- **REQUIRED WORK**: Copy the lines holding the word "matplotlib", all of them.
####
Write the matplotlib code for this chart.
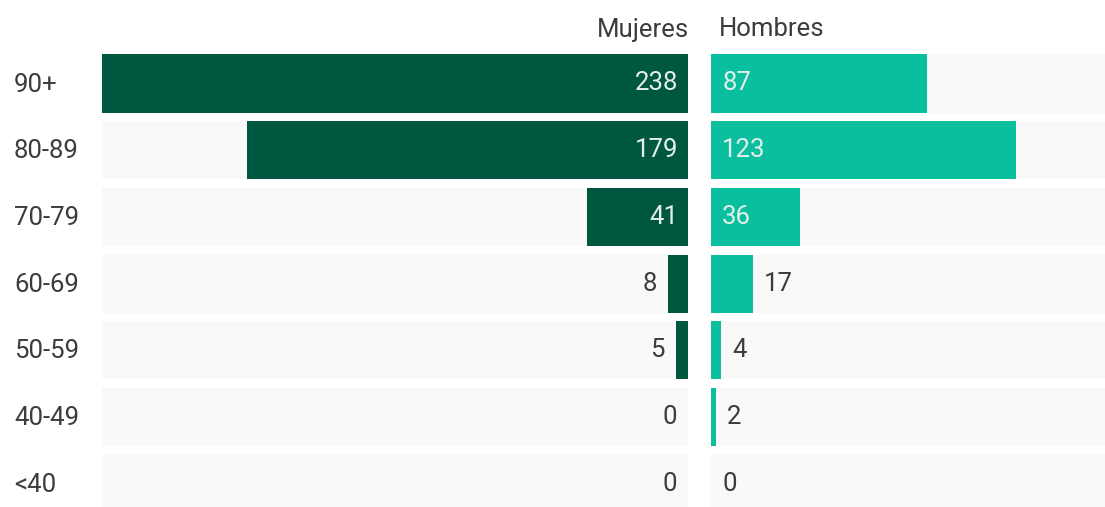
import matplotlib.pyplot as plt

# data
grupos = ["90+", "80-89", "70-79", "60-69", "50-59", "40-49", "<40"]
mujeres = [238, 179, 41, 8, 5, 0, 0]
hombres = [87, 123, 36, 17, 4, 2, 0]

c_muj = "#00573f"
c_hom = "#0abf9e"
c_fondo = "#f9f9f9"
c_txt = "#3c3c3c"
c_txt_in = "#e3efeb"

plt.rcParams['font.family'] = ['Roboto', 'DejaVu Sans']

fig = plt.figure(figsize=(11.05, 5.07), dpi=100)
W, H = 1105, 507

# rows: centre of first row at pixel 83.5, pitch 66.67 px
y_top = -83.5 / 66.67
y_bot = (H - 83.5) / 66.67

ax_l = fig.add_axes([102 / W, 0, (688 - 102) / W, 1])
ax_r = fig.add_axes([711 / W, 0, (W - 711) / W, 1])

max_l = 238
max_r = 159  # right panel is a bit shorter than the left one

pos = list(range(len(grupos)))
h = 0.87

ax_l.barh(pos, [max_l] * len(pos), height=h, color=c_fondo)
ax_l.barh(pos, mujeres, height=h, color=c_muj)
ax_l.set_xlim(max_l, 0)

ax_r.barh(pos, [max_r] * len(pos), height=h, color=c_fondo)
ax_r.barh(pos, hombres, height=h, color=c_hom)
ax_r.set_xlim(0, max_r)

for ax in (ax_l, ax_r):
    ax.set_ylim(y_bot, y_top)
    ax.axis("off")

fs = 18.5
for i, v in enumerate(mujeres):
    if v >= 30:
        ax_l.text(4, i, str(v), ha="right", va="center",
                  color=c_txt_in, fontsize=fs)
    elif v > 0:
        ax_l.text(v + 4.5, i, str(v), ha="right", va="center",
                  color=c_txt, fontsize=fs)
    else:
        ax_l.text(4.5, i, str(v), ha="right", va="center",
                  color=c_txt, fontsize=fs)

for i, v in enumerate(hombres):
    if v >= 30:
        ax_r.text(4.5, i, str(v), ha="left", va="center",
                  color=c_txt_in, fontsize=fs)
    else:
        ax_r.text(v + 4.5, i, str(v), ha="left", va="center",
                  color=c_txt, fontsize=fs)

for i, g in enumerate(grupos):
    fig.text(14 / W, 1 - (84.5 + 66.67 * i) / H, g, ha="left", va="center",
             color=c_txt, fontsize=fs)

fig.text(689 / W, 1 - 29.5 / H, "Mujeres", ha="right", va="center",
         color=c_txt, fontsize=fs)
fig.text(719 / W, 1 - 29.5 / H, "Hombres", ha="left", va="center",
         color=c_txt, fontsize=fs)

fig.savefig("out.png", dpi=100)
####
- **WRITTEN SOLUTION**:
Write the matplotlib code for this chart.
import matplotlib.pyplot as plt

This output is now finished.